For instance, when solving a quadratic inequality, like $x^2+x-6\leq 0$ we think of the graph of the function on the left side: it is a parabola which opens upward and we are looking for those point of that parabola which are below the $x$ -axis, or just lying on it. Clearly, they are the two solutions of the corresponding equation $x^2+x-6$ , which are $2$ and $-3$ , and all values in between: $-3\leq x\leq 2$ .

It seems that – in some cases – for the solution of an inequality the solution of the corresponding equation can be utilized: replacing the inequality sign by equality the solutions of the equation represent, in some sense, the „boundary” of the solution set of the original inequality. Of course, this is a very rough statement but the idea works in certain cases.

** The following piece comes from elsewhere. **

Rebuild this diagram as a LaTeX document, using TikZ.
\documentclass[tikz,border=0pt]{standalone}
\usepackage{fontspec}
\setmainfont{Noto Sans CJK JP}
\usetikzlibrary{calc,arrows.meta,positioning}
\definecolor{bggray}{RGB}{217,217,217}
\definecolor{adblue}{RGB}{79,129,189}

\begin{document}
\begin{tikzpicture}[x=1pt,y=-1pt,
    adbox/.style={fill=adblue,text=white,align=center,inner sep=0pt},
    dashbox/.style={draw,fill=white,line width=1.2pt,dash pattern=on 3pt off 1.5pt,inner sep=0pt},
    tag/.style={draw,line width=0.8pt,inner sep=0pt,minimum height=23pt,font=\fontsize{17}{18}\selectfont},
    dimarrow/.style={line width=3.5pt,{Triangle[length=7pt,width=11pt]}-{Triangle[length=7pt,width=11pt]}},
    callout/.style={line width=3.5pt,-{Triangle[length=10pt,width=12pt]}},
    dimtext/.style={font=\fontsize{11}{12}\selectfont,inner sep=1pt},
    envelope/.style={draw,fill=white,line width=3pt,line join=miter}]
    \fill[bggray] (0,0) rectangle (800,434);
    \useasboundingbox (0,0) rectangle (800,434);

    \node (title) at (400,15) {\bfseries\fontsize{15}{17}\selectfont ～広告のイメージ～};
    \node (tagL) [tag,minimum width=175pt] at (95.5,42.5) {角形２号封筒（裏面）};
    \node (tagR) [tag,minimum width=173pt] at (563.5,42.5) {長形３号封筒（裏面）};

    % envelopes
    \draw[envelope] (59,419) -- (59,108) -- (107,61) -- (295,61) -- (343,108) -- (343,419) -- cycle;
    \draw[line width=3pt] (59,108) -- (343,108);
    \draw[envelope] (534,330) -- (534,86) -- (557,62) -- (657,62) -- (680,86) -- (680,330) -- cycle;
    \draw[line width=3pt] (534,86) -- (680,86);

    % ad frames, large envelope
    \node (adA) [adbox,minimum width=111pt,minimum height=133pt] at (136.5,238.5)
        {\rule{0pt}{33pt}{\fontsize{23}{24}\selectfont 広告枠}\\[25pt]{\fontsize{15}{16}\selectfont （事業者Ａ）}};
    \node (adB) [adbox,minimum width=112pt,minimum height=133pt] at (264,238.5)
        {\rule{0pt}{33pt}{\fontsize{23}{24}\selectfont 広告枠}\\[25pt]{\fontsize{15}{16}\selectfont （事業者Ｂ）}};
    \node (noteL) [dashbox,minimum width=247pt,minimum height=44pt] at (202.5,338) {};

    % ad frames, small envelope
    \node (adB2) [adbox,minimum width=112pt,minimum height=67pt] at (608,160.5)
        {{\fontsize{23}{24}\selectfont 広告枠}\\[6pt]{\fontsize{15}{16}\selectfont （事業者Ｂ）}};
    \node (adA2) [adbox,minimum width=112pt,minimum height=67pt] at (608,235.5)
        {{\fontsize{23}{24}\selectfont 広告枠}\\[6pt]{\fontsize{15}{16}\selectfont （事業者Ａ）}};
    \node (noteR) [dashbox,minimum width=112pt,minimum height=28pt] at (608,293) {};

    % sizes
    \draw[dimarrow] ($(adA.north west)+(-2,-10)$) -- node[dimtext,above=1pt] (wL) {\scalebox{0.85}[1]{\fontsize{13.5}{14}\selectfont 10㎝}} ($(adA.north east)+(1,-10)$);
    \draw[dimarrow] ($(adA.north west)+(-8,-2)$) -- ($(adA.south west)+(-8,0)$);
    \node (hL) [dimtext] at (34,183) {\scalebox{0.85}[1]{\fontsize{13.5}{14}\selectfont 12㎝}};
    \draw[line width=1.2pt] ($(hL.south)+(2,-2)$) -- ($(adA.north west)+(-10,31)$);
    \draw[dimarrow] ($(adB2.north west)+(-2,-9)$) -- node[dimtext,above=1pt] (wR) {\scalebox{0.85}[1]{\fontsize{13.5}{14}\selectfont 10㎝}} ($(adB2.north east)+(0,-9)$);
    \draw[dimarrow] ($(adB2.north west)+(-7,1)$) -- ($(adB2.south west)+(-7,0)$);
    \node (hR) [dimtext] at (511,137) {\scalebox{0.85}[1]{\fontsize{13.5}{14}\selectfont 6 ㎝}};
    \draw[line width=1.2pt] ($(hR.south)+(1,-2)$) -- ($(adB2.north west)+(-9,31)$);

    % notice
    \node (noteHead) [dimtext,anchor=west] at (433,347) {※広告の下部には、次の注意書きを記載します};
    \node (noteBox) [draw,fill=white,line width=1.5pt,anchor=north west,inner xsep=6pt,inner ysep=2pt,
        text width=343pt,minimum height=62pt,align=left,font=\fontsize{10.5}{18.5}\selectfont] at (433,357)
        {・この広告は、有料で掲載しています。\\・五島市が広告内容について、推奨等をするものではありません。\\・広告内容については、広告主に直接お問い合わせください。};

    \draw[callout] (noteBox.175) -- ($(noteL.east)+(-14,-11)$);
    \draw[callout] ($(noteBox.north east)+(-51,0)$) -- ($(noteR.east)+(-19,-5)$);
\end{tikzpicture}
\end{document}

Let’s take an example: solve the inequality

$x^5+3x^4-23 x^3-51 x^2+94 x+120\geq 0$

in the set of real numbers. The corresponding equation

$x^5+3x^4-23 x^3-51 x^2+94 x+120= 0$

is a very complicated quintic equation, and we know — thanks to Galois — that there is no solution formula for such equations. So, how to find the solutions? If we are not smart enough to solve this equation how could we solve the more complicated inequality? Maybe we should factorize our polynomial, but the coefficients look really awful — trial and error seems to be hopeless.

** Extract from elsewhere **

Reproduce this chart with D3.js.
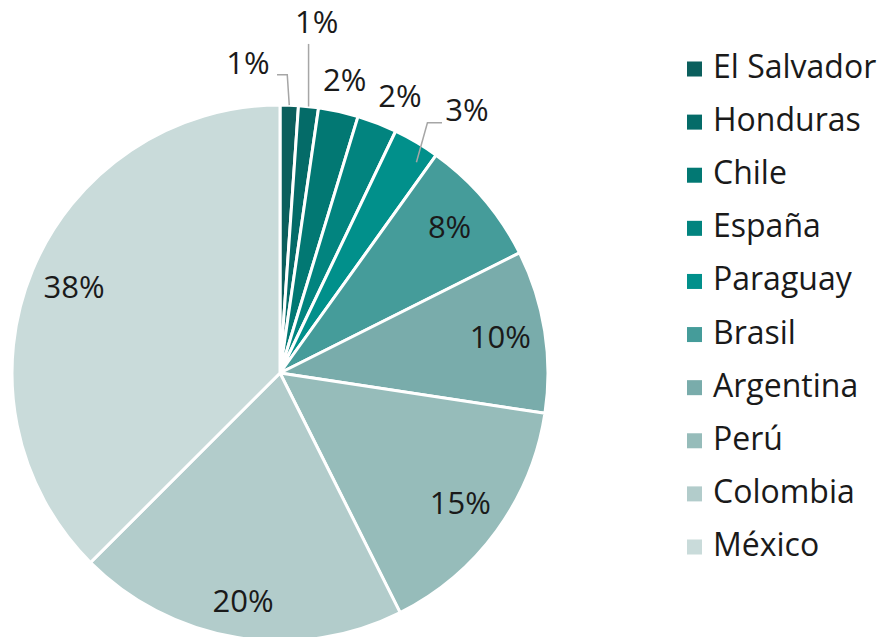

Don’t worry: there is a simple method how to find at least the rational roots of an equation with integer coefficients. Indeed, if $x=\frac{m}{n}$ is a rational solution of the above equation with some integers $m,n$ , where $n> 0$ and $m,n$ are coprime, then substitution into the equation gives

$m^5+3 m^4 n-23 m^3 n^2-51 m^2 n^3+ 94 m n^4+120 n^5=0.$

From this equation it is clear that $n$ divides $m$ , hence, by assumption, $n=1$ . This implies that every rational solution is an integer and $x=m$ divides $120$ . Bad luck that $120$ has a lot of divisors: $\pm 1$ , $\pm 2, \pm 3, \pm 4, \pm 5, \pm 6, \pm 8, \pm 10, \pm 12$ , $\pm 15$ , $\pm 20$ , $\pm 24$ , $\pm 30$ , $\pm 40$ , $\pm 60$ , $\pm 120$ . We have so many possibilities — this point only trial and error helps. After some minutes we’ll have the roots: $-5,-3,-1,2,4$ — we can stop here as a quintic polynomial cannot have more than five roots.

Now we have the desired factorization and our inequality has the form:

$x^5+3x^4-23 x^3-51 x^2+94 x+120=(x+5)(x+3)(x+1)(x-2)(x-4)\geq 0.$

How to solve this inequality? We have a product of five factors which is positive if and only if an even number of the factors is negative: zero, two, or four. But there is a simpler way to find out the solutions: between two consecutive roots our polynomial does not change its sign, hence we can take some test values between any two consecutive roots to find those intervals where the graph is above the $x$ -axis: the values $-6, -4, -2, 0, 3,5$ do well, as the following figure shows:

We can see that the solutions are: $-5\leq x\leq -3$ , or $-1\leq x\leq 2$ , or $x\geq 4$ .

So, the method works! Nevertheless, don’t expect miracles: in more complicated situations it can be really hard to find the solutions of the equation itself — but don’t give it up: proper investment brings profit.